§ Work instructions:
Retype these lines and no others: the line holding "Output the component", the line holding "const rightValues = [9, 5, 6, 7, 2]", and all lines between them. Pictures stay out.
─── Supplied material ───
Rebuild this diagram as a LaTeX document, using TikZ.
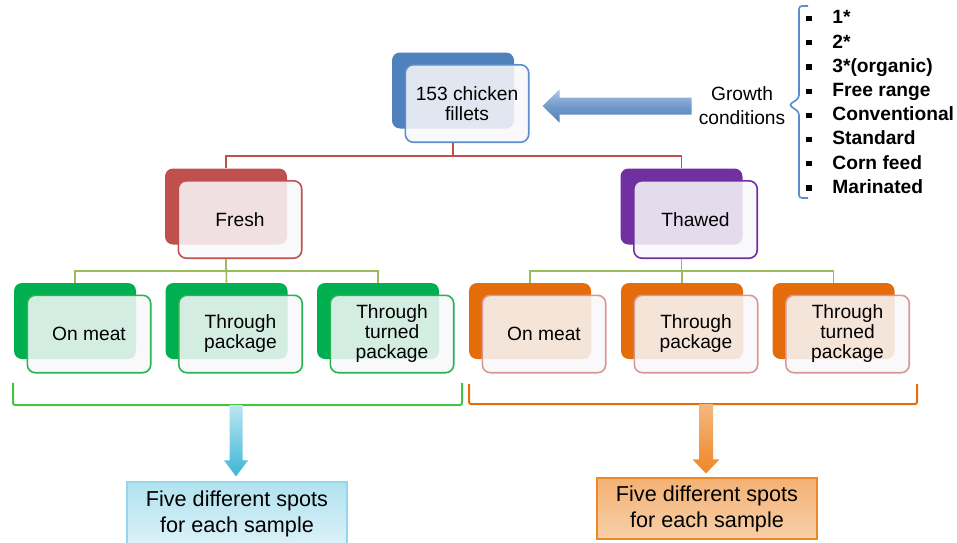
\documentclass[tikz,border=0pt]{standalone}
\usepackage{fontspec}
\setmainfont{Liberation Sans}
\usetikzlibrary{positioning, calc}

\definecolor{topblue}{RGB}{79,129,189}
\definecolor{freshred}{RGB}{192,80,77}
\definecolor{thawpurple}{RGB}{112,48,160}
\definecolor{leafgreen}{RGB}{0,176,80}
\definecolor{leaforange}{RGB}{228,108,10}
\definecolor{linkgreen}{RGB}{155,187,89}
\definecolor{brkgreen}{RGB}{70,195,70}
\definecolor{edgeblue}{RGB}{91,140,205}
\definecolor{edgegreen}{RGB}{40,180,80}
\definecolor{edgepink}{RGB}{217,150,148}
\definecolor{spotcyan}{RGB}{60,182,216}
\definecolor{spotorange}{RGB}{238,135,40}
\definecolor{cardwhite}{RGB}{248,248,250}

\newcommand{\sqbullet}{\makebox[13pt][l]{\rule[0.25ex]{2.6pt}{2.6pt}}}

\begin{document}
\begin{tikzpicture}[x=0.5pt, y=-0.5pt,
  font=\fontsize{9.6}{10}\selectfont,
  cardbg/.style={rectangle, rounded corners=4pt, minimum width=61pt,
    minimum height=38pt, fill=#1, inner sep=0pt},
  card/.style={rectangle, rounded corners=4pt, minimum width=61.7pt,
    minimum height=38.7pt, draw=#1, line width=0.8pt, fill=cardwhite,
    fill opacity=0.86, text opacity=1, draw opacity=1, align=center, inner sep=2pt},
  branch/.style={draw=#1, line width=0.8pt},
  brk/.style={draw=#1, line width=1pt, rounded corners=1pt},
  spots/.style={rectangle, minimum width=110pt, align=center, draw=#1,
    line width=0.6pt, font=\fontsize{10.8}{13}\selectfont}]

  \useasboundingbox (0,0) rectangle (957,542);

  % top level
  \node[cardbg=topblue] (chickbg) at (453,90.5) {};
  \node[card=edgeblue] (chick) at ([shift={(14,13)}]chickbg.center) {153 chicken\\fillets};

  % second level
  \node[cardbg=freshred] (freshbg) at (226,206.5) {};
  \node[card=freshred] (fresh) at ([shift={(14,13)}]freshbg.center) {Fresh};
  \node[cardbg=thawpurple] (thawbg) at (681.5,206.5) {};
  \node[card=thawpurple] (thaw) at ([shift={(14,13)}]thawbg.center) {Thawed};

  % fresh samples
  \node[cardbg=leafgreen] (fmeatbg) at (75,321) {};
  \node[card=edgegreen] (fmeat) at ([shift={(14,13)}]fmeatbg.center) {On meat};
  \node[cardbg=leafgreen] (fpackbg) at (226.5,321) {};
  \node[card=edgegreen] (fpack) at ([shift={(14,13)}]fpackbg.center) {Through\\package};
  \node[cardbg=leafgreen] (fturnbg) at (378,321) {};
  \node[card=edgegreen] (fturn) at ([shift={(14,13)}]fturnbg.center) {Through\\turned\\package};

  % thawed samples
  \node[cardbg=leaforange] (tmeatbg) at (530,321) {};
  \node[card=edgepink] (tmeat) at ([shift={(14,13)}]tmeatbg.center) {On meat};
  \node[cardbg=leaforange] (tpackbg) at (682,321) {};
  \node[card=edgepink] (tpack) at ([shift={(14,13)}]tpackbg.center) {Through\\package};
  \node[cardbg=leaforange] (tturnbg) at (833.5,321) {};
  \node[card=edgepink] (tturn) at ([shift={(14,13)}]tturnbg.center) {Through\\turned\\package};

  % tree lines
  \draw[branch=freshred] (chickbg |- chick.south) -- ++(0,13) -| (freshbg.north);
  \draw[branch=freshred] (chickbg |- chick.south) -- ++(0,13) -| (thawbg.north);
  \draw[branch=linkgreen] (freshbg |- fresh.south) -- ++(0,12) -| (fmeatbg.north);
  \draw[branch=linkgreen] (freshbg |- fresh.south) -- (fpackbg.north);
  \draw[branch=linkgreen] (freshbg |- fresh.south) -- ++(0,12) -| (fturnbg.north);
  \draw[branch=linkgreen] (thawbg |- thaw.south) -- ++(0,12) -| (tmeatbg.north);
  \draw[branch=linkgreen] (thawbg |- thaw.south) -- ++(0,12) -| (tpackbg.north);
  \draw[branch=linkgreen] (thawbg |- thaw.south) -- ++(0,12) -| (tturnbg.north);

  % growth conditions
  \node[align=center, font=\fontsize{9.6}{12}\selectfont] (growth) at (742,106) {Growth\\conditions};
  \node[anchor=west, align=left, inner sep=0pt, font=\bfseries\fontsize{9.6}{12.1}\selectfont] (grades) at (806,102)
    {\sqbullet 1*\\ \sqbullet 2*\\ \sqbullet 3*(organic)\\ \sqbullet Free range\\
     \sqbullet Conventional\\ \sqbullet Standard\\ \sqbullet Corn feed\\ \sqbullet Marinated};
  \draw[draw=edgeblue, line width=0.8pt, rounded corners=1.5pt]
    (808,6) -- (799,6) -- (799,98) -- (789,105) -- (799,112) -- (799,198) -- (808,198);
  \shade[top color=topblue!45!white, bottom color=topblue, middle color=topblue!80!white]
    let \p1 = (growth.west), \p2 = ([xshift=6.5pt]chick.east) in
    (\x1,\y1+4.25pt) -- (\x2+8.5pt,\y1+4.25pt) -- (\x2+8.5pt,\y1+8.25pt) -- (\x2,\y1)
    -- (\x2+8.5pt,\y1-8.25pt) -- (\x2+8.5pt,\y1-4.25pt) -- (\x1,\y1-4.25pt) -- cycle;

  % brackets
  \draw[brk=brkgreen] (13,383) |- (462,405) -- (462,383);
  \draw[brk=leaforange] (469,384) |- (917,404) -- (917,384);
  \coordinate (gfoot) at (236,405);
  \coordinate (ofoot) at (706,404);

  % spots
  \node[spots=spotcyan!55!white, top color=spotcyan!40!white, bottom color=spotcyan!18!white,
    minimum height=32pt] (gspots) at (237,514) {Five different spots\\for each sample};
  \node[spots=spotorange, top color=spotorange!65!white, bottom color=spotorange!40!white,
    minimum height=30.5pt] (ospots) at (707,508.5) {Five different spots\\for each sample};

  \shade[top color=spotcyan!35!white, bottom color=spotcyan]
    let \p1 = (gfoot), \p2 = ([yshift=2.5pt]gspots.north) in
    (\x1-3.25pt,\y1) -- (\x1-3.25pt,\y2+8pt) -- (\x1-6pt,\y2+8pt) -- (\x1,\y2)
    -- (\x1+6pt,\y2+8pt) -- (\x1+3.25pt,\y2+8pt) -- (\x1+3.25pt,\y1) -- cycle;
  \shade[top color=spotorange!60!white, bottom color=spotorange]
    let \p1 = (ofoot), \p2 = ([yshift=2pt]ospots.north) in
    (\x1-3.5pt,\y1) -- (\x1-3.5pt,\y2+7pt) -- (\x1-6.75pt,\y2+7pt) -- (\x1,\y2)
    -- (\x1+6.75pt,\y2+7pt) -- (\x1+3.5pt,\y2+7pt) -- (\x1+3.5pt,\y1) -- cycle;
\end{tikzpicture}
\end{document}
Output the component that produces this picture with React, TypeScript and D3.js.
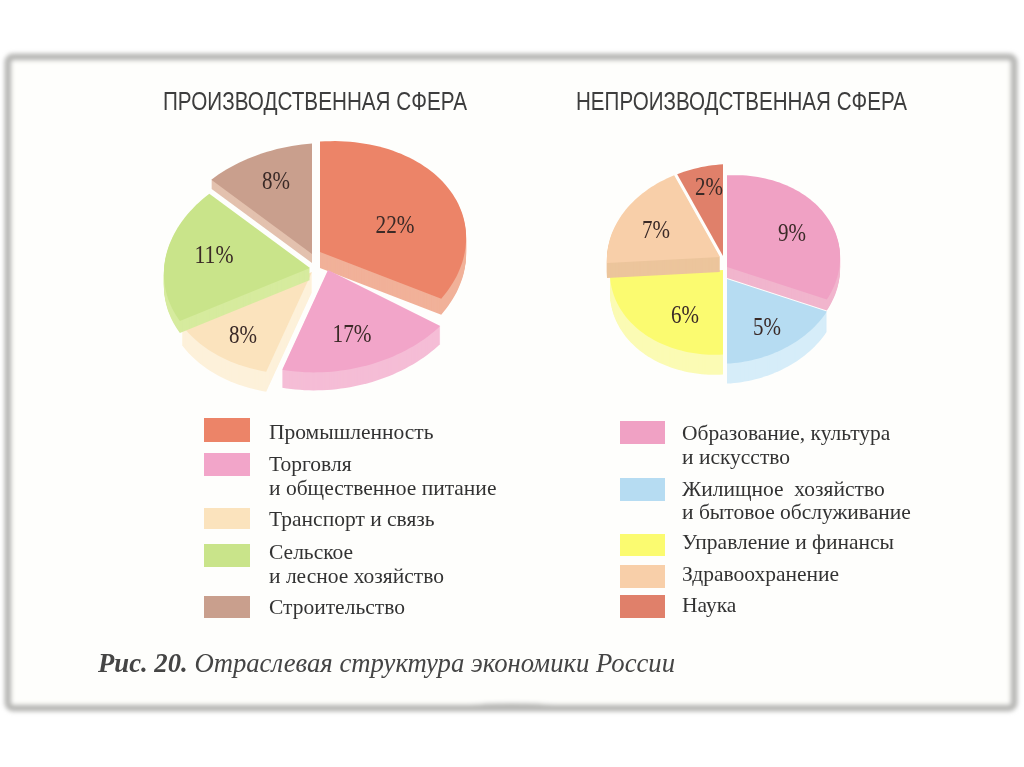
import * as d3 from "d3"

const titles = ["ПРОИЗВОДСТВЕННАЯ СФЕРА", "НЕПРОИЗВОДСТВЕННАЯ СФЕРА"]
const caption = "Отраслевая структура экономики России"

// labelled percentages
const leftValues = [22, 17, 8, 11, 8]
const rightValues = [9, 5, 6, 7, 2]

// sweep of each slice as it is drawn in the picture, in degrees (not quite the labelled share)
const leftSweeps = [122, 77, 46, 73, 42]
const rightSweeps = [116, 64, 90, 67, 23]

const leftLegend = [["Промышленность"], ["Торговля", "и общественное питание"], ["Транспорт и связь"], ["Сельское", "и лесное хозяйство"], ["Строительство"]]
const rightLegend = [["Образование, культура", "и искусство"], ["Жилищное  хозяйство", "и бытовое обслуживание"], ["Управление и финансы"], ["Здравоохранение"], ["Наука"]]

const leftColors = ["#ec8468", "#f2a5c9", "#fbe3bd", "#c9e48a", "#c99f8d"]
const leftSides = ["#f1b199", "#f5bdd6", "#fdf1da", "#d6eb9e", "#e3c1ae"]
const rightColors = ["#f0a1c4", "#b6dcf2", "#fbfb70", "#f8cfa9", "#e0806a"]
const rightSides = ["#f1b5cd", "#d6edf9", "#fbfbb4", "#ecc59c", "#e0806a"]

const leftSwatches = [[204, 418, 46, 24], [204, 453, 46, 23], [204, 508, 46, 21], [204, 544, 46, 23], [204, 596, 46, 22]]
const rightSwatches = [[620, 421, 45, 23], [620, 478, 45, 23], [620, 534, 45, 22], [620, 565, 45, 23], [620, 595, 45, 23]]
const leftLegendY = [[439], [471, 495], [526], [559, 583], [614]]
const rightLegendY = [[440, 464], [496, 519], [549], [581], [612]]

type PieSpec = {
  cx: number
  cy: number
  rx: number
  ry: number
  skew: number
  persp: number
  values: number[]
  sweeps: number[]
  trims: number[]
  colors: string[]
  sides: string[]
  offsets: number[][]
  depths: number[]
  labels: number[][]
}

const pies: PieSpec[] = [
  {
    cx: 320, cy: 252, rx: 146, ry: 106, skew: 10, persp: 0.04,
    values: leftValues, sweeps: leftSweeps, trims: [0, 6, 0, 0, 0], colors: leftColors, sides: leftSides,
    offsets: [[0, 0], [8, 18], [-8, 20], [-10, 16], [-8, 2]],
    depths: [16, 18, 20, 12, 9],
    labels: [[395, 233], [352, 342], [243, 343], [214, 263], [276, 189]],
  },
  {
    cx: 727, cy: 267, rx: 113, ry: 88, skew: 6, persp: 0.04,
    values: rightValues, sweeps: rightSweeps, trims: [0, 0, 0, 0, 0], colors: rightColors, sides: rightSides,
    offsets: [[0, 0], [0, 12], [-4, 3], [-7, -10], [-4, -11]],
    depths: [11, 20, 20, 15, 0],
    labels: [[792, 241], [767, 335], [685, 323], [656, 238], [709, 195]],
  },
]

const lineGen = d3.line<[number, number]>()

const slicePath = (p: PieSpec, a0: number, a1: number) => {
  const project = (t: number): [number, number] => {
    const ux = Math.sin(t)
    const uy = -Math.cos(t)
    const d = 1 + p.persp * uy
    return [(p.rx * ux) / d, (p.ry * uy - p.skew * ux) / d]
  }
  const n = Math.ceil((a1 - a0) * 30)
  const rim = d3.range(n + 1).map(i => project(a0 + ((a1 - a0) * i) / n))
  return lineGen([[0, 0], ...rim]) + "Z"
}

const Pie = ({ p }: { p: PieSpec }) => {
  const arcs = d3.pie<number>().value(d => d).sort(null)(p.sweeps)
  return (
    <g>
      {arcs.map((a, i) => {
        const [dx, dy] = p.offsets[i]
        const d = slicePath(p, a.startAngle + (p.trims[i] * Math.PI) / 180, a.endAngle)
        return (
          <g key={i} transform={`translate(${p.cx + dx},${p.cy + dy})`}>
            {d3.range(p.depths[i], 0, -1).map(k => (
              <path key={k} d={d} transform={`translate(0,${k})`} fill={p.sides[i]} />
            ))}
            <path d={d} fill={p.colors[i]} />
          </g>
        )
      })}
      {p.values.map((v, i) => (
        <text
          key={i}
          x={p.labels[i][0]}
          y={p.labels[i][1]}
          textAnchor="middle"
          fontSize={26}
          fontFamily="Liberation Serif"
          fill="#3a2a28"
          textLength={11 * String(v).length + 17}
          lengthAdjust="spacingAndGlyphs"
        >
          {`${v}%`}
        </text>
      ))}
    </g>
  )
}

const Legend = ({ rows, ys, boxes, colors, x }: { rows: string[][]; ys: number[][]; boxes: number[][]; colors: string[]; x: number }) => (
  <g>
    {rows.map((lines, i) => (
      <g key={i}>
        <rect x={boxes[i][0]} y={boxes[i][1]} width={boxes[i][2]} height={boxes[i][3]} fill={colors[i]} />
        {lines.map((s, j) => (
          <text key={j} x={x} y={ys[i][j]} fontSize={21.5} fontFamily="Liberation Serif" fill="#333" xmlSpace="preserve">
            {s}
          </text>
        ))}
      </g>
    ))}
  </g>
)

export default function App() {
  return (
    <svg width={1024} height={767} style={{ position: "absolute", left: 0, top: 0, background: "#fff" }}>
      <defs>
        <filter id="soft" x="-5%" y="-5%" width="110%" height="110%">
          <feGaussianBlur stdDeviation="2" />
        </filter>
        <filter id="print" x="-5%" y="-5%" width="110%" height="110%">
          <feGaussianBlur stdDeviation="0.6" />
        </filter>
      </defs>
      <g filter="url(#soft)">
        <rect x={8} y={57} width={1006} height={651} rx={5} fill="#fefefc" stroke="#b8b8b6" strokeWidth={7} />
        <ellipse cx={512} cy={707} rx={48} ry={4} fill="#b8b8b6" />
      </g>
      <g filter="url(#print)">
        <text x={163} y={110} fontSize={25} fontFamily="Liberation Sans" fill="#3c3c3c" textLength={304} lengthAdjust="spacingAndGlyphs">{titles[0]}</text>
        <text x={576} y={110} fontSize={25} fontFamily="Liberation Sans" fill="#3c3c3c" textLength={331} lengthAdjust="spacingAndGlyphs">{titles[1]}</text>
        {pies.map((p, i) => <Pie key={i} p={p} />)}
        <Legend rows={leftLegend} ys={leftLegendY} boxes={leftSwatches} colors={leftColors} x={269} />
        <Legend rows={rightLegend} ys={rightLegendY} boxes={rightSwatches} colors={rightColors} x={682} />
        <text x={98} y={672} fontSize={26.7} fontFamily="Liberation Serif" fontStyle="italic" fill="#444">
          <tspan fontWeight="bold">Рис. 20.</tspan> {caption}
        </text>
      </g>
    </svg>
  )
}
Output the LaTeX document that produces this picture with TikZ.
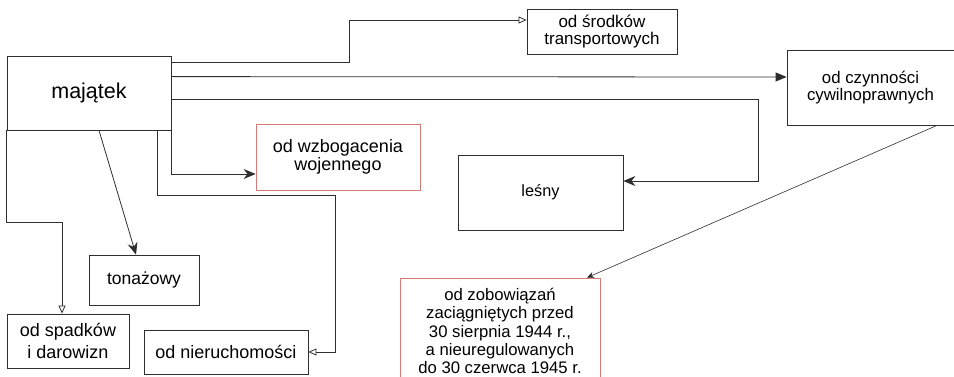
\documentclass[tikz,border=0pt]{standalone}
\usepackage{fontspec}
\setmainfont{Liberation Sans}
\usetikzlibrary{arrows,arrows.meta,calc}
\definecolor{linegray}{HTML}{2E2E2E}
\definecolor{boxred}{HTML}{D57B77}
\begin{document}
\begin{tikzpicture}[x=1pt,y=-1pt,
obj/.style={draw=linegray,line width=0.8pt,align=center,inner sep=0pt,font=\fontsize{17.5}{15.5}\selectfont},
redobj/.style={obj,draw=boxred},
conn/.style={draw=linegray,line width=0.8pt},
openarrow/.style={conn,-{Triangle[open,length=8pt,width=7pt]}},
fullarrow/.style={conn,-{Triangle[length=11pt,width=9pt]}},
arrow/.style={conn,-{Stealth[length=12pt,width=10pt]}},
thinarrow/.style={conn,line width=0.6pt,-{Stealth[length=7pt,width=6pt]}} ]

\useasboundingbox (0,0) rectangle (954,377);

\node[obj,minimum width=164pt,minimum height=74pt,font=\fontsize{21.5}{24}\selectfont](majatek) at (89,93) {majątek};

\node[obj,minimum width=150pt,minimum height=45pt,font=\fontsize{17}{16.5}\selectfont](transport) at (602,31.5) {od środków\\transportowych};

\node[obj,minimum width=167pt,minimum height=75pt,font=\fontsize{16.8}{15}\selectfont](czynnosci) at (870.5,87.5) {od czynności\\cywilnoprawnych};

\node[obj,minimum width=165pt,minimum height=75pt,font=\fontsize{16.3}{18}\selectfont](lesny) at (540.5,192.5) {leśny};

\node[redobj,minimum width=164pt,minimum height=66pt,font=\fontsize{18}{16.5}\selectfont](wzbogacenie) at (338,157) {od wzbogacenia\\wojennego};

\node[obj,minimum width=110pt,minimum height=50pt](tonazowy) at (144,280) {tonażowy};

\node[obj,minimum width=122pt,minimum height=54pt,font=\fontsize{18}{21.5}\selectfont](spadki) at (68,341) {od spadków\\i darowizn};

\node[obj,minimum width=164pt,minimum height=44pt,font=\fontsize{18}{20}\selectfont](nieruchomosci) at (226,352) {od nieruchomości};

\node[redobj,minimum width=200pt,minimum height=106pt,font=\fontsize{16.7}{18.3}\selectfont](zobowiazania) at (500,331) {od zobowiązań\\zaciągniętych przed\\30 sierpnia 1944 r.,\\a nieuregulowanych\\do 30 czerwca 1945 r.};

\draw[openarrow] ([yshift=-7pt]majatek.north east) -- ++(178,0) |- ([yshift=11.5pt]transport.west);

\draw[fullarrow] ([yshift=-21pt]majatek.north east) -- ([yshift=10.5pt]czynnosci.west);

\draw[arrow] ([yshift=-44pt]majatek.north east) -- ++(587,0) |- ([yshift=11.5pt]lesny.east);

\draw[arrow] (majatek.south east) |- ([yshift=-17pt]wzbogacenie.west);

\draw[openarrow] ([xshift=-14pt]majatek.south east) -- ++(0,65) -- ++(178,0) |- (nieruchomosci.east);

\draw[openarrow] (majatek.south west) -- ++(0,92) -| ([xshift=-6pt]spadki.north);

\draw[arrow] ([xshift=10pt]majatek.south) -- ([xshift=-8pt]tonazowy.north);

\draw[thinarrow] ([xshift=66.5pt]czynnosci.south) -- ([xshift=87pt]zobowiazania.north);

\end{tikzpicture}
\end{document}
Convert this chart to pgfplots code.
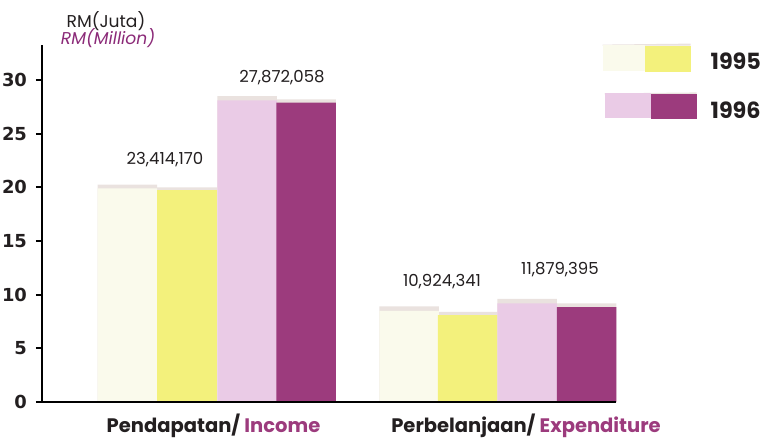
───
§ Solution to the exercise:
Output the component that produces this picture with React, TypeScript and D3.js.
import * as d3 from "d3"

const titles = ["ПРОИЗВОДСТВЕННАЯ СФЕРА", "НЕПРОИЗВОДСТВЕННАЯ СФЕРА"]
const caption = "Отраслевая структура экономики России"

// labelled percentages
const leftValues = [22, 17, 8, 11, 8]
const rightValues = [9, 5, 6, 7, 2]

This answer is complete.